**Exercise directions**
Type out the complete listing below word for word, without its pictures.

**Source excerpt**
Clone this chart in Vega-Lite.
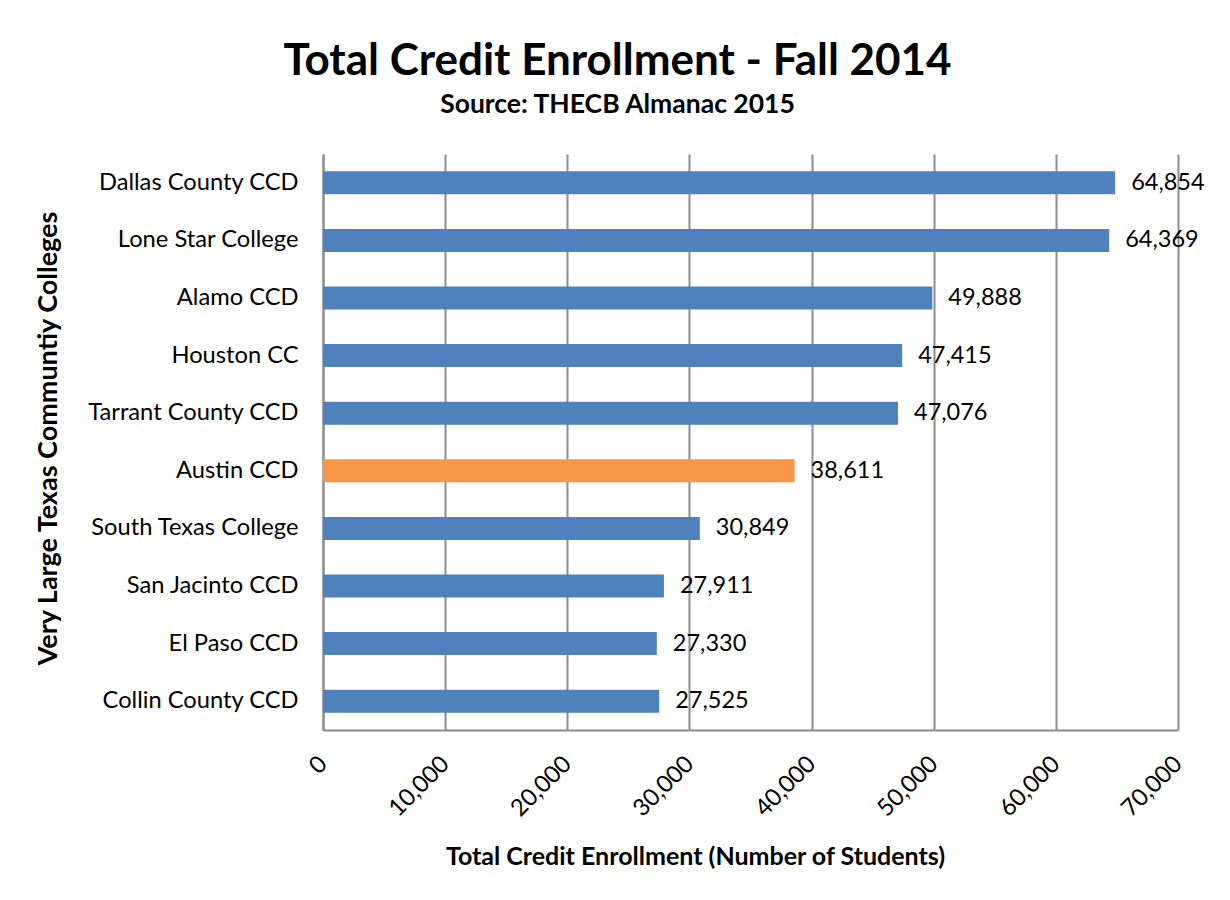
{
  "$schema": "https://vega.github.io/schema/vega-lite/v6.json",
  "width": 855,
  "height": 576,
  "autosize": {"type": "none"},
  "padding": {"left": 323, "top": 154, "right": 52, "bottom": 170},
  "background": "white",
  "title": {
    "text": "Total Credit Enrollment - Fall 2014",
    "subtitle": "Source: THECB Almanac 2015",
    "anchor": "middle",
    "frame": "group",
    "dx": -133,
    "offset": 36,
    "font": "Lato",
    "fontSize": 44,
    "fontWeight": "bold",
    "color": "black",
    "subtitleFont": "Lato",
    "subtitleFontSize": 26.5,
    "subtitleFontWeight": "bold",
    "subtitleColor": "black",
    "subtitlePadding": 8
  },
  "data": {
    "values": [
      {"college": "Dallas County CCD", "enrollment": 64854, "group": "other"},
      {"college": "Lone Star College", "enrollment": 64369, "group": "other"},
      {"college": "Alamo CCD", "enrollment": 49888, "group": "other"},
      {"college": "Houston CC", "enrollment": 47415, "group": "other"},
      {"college": "Tarrant County CCD", "enrollment": 47076, "group": "other"},
      {"college": "Austin CCD", "enrollment": 38611, "group": "Austin"},
      {"college": "South Texas College", "enrollment": 30849, "group": "other"},
      {"college": "San Jacinto CCD", "enrollment": 27911, "group": "other"},
      {"college": "El Paso CCD", "enrollment": 27330, "group": "other"},
      {"college": "Collin County CCD", "enrollment": 27525, "group": "other"}
    ]
  },
  "encoding": {
    "y": {
      "field": "college",
      "type": "nominal",
      "sort": null,
      "scale": {"paddingInner": 0.6, "paddingOuter": 0.3},
      "axis": {
        "title": "Very Large Texas Communtiy Colleges",
        "titleFont": "Lato",
        "titleFontSize": 27,
        "titleFontWeight": "bold",
        "titleColor": "black",
        "titleX": -275,
        "titleY": 284,
        "titleAngle": -90,
        "titleAlign": "center",
        "titleBaseline": "middle",
        "labelFont": "Lato",
        "labelFontSize": 23.7,
        "labelColor": "black",
        "labelPadding": 25,
        "labelLimit": 400,
        "ticks": false,
        "grid": false,
        "domainColor": "#8c8c8c",
        "domainWidth": 2
      }
    },
    "x": {
      "field": "enrollment",
      "type": "quantitative",
      "scale": {"domain": [0, 70000], "nice": false},
      "axis": {
        "title": "Total Credit Enrollment (Number of Students)",
        "titleFont": "Lato",
        "titleFontSize": 25,
        "titleFontWeight": "bold",
        "titleColor": "black",
        "titleX": 372,
        "titleY": 126,
        "titleAlign": "center",
        "titleBaseline": "middle",
        "values": [0, 10000, 20000, 30000, 40000, 50000, 60000, 70000],
        "format": ",d",
        "labelFont": "Lato",
        "labelFontSize": 23.7,
        "labelColor": "black",
        "labelAngle": -45,
        "labelAlign": "right",
        "labelBaseline": "middle",
        "labelPadding": 30,
        "labelFlush": false,
        "labelOverlap": false,
        "ticks": false,
        "grid": true,
        "gridColor": "#8c8c8c",
        "gridWidth": 2,
        "domainColor": "#8c8c8c",
        "domainWidth": 2
      }
    }
  },
  "layer": [
    {
      "mark": {"type": "bar"},
      "encoding": {
        "color": {
          "field": "group",
          "type": "nominal",
          "scale": {"domain": ["other", "Austin"], "range": ["#4f81bd", "#f79646"]},
          "legend": null
        }
      }
    },
    {
      "mark": {"type": "text", "align": "left", "baseline": "middle", "dx": 16, "font": "Lato", "fontSize": 23.5, "color": "black"},
      "encoding": {
        "text": {"field": "enrollment", "type": "quantitative", "format": ",d"}
      }
    }
  ],
  "config": {
    "view": {"stroke": null}
  }
}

**Correct response**
Clone this chart in Vega-Lite.
{
  "$schema": "https://vega.github.io/schema/vega-lite/v6.json",
  "width": 855,
  "height": 576,
  "autosize": {"type": "none"},
  "padding": {"left": 323, "top": 154, "right": 52, "bottom": 170},
  "background": "white",
  "title": {
    "text": "Total Credit Enrollment - Fall 2014",
    "subtitle": "Source: THECB Almanac 2015",
    "anchor": "middle",
    "frame": "group",
    "dx": -133,
    "offset": 36,
    "font": "Lato",
    "fontSize": 44,
    "fontWeight": "bold",
    "color": "black",
    "subtitleFont": "Lato",
    "subtitleFontSize": 26.5,
    "subtitleFontWeight": "bold",
    "subtitleColor": "black",
    "subtitlePadding": 8
  },
  "data": {
    "values": [
      {"college": "Dallas County CCD", "enrollment": 64854, "group": "other"},
      {"college": "Lone Star College", "enrollment": 64369, "group": "other"},
      {"college": "Alamo CCD", "enrollment": 49888, "group": "other"},
      {"college": "Houston CC", "enrollment": 47415, "group": "other"},
      {"college": "Tarrant County CCD", "enrollment": 47076, "group": "other"},
      {"college": "Austin CCD", "enrollment": 38611, "group": "Austin"},
      {"college": "South Texas College", "enrollment": 30849, "group": "other"},
      {"college": "San Jacinto CCD", "enrollment": 27911, "group": "other"},
      {"college": "El Paso CCD", "enrollment": 27330, "group": "other"},
      {"college": "Collin County CCD", "enrollment": 27525, "group": "other"}
    ]
  },
  "encoding": {
    "y": {
      "field": "college",
      "type": "nominal",
      "sort": null,
      "scale": {"paddingInner": 0.6, "paddingOuter": 0.3},
      "axis": {
        "title": "Very Large Texas Communtiy Colleges",
        "titleFont": "Lato",
        "titleFontSize": 27,
        "titleFontWeight": "bold",
        "titleColor": "black",
        "titleX": -275,
        "titleY": 284,
        "titleAngle": -90,
        "titleAlign": "center",
        "titleBaseline": "middle",
        "labelFont": "Lato",
        "labelFontSize": 23.7,
        "labelColor": "black",
        "labelPadding": 25,
        "labelLimit": 400,
        "ticks": false,
        "grid": false,
        "domainColor": "#8c8c8c",
        "domainWidth": 2
      }
    },
    "x": {
      "field": "enrollment",
      "type": "quantitative",
      "scale": {"domain": [0, 70000], "nice": false},
      "axis": {
        "title": "Total Credit Enrollment (Number of Students)",
        "titleFont": "Lato",
        "titleFontSize": 25,
        "titleFontWeight": "bold",
        "titleColor": "black",
        "titleX": 372,
        "titleY": 126,
        "titleAlign": "center",
        "titleBaseline": "middle",
        "values": [0, 10000, 20000, 30000, 40000, 50000, 60000, 70000],
        "format": ",d",
        "labelFont": "Lato",
        "labelFontSize": 23.7,
        "labelColor": "black",
        "labelAngle": -45,
        "labelAlign": "right",
        "labelBaseline": "middle",
        "labelPadding": 30,
        "labelFlush": false,
        "labelOverlap": false,
        "ticks": false,
        "grid": true,
        "gridColor": "#8c8c8c",
        "gridWidth": 2,
        "domainColor": "#8c8c8c",
        "domainWidth": 2
      }
    }
  },
  "layer": [
    {
      "mark": {"type": "bar"},
      "encoding": {
        "color": {
          "field": "group",
          "type": "nominal",
          "scale": {"domain": ["other", "Austin"], "range": ["#4f81bd", "#f79646"]},
          "legend": null
        }
      }
    },
    {
      "mark": {"type": "text", "align": "left", "baseline": "middle", "dx": 16, "font": "Lato", "fontSize": 23.5, "color": "black"},
      "encoding": {
        "text": {"field": "enrollment", "type": "quantitative", "format": ",d"}
      }
    }
  ],
  "config": {
    "view": {"stroke": null}
  }
}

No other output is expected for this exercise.